Ack-ack girls

I've found the quote now:

"If there's a book that you want to read, but it hasn't been written yet, then you must write it."
Toni Morrison

That seems like a noble ambition although a lot of the books I wanted to read have been written by women like Anne Tyler, Anita Shreve and Carol Shields. I hope it will help me find exactly what I want to write about....


The following piece comes from my writing class again and all we were given was the title really and a short summary of what the Ack-Ack girls did, so really an exercise in making an imaginative leap - I'm not sure how successfully I can do this - I feel the character is still essentially me?




Ack-Ack girls


She’d never been so scared. And not just for a few minutes at a time but all the time- a kind of background hum of anxiety that became almost familiar to her as the weeks went by. It was hard to know how the others really felt – no one spoke of it, and the louder girls like Bessie acted as if their situation was just a laugh –a “jolly jape” they’d somehow got involved in.

“Cor, that banging leaves our ears tingling, don’t it girls?” she’d laugh as they went back to the hut after an engagement, as if it had just been some loud band music instead of a life-threatening attack.

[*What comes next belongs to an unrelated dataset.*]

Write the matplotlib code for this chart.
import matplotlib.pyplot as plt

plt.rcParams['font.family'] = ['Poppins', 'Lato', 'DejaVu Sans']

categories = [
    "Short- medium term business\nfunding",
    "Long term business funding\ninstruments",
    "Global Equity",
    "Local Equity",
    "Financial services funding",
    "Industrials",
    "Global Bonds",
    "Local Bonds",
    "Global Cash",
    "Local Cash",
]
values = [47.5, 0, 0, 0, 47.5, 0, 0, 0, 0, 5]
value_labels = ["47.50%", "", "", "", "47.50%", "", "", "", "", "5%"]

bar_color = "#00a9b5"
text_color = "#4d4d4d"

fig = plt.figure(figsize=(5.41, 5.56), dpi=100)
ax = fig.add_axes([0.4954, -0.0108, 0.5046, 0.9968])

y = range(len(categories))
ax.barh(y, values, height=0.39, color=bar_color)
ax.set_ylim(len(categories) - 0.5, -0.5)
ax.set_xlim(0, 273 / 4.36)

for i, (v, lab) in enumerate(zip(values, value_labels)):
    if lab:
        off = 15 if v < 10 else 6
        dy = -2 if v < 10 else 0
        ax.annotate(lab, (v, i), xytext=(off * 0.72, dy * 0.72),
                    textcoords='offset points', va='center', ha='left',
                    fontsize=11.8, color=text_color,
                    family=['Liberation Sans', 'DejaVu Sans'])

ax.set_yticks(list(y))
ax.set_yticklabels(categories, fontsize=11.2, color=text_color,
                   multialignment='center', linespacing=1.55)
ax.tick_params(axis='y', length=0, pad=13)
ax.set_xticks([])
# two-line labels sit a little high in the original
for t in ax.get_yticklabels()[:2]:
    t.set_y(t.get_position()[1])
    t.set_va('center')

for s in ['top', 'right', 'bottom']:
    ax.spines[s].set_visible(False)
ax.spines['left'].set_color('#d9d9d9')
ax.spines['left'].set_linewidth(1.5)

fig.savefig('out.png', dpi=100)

Did the other girls worry about all this death Mavis mused to herself. She’d always been the quiet one at home, but still waters really do run deep – she took things to heart. She even found it hard when two of the girls fell out over borrowing a lipstick – any tension made her stomach drop away and her quietness increase. At night, she lay in the bunk thinking about the planes they’d brought down – flown by young men very similar to the ones Bess and Ev danced with in the Mess on Saturdays. They must have girls at home who loved them and mothers, anxious for news, waiting for that terrible telegram. She understood why we were in this war but couldn’t herself ignore the human cost. She found it too easy to see another’s point of view- that had always been her problem – seeing the tensions between her mother and father and how both had good cause for grievance and seemed unable to get past that to love each other. The uncertainty of each day weighed heavily on her – she’d always been someone who felt safer in routine; preferred each day to be the same as the last. Now her sleep was often disrupted with the sudden call to man the guns. They slept fully dressed with only their big coats, which lay over the scratchy blankets, and their lace-up shoes next to the bunk to complete the uniform. Eating breakfast, washing through their ‘smalls’ in the sink, listening to the BBC News - all could be interrupted with that suddenness which made her stomach lurch and her mind race.

“Here we go again” Ev would smile at her as she spoke, as if they were at the fair, not on the military camp.

“Last one up there’s a sissy,” shouted Bess, racing across the tarmac to their ack-ack station.

Mavis kept quiet – she was by nature organised and methodical and did her part of the job well. The others knew they could rely on her – the three of them made a good team, and had brought down more planes than many of the other teams. “Is that a good thing – something to be proud off?” she thought but then there was no time for thinking – the action had started.